### Given instruction
State only how many lines below include the string "chart".

### Record extracts
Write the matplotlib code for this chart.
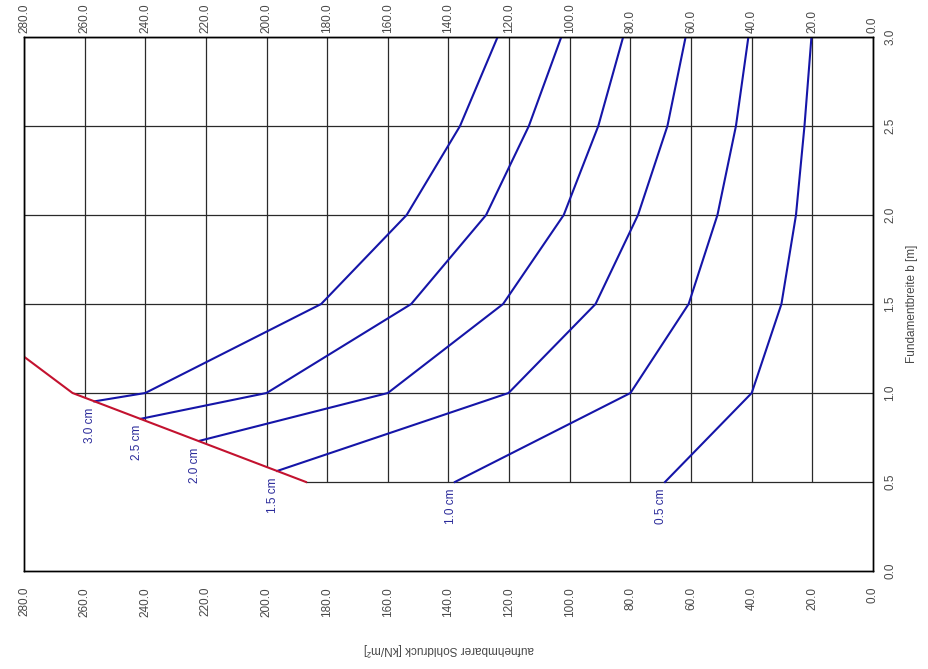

---

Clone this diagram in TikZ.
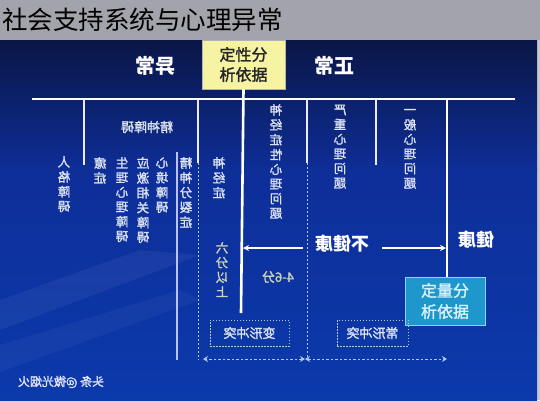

--

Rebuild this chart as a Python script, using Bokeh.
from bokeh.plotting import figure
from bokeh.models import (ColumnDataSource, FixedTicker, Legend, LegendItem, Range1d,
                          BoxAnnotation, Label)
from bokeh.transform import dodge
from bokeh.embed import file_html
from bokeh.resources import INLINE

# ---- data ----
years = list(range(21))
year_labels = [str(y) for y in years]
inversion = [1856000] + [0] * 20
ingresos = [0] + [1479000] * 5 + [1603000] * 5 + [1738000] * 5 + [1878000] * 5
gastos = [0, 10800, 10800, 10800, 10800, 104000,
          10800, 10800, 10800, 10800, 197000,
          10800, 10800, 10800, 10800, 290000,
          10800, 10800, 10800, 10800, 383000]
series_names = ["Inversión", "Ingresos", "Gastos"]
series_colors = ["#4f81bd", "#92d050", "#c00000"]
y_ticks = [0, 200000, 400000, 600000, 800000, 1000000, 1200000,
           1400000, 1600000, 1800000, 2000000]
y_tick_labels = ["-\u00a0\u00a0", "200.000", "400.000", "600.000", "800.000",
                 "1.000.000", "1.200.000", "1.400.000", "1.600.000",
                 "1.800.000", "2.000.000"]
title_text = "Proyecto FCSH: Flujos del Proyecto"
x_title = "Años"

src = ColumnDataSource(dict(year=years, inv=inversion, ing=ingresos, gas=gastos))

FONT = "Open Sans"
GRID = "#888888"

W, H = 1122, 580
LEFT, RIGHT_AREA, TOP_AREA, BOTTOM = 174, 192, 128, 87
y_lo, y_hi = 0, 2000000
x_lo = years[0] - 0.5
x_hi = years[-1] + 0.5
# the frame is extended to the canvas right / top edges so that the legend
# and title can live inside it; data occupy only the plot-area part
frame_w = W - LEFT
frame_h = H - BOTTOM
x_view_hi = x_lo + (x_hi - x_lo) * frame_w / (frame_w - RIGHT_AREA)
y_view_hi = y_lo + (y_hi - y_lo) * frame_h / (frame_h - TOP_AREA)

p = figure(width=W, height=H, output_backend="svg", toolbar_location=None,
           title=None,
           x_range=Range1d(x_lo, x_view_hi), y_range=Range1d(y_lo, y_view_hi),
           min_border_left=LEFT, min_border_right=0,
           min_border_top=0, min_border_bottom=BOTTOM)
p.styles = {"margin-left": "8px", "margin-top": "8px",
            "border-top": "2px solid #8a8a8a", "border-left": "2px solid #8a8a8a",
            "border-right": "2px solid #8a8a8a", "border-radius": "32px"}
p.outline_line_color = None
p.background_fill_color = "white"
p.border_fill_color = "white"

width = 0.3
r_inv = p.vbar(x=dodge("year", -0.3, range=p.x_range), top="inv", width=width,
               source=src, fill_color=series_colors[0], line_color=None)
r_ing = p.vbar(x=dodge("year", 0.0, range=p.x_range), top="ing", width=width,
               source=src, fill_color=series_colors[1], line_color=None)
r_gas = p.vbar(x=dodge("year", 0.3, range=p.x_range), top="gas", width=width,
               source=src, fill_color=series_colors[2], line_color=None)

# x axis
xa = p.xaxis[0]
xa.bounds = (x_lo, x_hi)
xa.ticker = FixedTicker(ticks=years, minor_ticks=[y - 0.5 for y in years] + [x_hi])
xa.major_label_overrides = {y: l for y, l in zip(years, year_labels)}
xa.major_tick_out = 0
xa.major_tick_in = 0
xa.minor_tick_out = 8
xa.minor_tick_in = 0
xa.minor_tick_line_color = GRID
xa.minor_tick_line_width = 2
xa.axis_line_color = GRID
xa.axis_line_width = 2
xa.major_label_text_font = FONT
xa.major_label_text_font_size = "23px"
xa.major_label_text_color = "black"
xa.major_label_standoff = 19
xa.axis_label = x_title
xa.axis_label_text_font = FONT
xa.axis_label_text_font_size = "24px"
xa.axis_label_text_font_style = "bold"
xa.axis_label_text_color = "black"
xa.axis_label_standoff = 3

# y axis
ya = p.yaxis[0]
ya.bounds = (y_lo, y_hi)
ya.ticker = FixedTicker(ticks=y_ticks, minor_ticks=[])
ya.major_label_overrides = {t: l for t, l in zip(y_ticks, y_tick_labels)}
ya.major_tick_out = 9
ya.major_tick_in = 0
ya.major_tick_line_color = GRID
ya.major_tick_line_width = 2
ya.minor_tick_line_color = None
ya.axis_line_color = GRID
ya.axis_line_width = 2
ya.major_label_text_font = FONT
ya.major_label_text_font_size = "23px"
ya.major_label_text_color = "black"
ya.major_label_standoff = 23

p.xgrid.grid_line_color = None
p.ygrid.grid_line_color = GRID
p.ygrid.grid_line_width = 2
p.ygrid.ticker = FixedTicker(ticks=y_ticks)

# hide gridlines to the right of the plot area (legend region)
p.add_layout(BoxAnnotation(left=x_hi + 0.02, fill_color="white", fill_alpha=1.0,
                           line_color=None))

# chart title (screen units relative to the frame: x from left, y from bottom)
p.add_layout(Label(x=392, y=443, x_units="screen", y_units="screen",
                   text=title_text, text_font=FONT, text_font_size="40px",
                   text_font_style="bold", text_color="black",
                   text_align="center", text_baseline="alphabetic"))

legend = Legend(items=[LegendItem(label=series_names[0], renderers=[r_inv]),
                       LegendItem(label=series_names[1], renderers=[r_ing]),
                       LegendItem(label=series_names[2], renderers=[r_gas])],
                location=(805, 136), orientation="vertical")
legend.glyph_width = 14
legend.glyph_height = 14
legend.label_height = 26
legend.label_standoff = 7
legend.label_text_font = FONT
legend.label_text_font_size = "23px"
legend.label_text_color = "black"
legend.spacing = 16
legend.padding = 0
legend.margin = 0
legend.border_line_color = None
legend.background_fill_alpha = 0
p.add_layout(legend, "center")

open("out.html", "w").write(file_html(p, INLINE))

### Solution for this problem
3